There are other great examples. The Eccles family invests time and time again in the long-term prosperity of this state. To a person they share their talent, their wit, their resources, their integrity and, most of all, their great love of place — this place, the Intermountain West — with all of us.
I once asked Spence Eccles what motivates his family's generous spirit. Without hesitation he turned to me and said, "We give because we can. Those of us with the resources to give must give. It is the same for everyone."
From this I've constructed something I call the Eccles' rule. It applies to all of us. It goes like this:
If you have the resources to give, give.
Give of your time. Give of your talent. Give of your treasures.
When my daughter left for college I was worried about her. I missed her, and I wanted the best for her. Through a chance meeting, I met a gentleman who lived near her in Phoenix. He told me his family would reach out to her. He explained he kept a list of people he was serving and my daughter was on his list.
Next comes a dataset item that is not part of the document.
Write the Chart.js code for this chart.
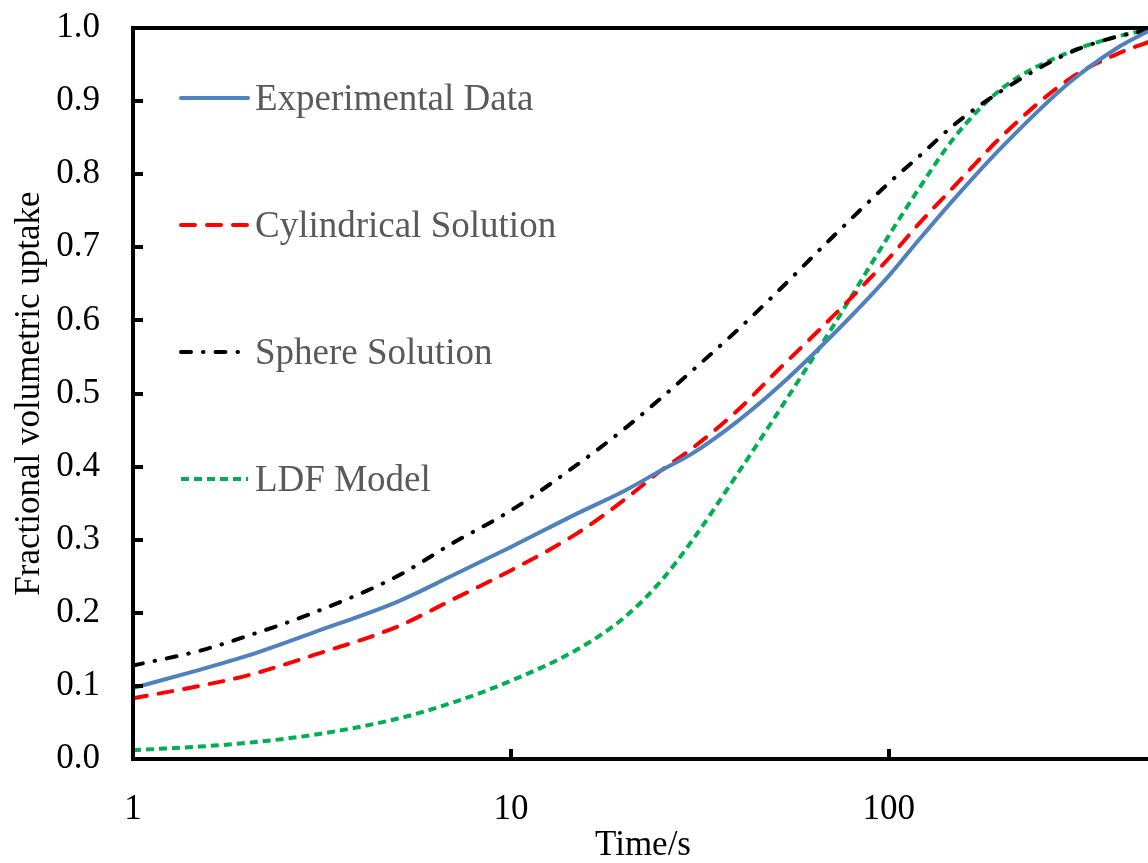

It was a small thing, done with great love. A short time later, my daughter told me of this wonderful family in her area that reached out to her and involved her in a service project at the food kitchen in downtown Phoenix.
My daughter was on a list, a service list, and she was served.
At a time when the ugly details of an evil person such as Ariel Castro are front page news, I treasure the people in our community who unselfishly serve. We are fortunate in this state to have so many.
Let's embrace the mantra that we give, to get, to give again. Let's go about doing good until there's too much good in the world. And, let's have a list of people and organizations we can help in life. I'm confident that if we do these things we will overcome the evil that has become too commonplace in the world.
Natalie Gochnour is an associate dean in the David Eccles School of Business at the University of Utah and chief economist for the Salt Lake Chamber.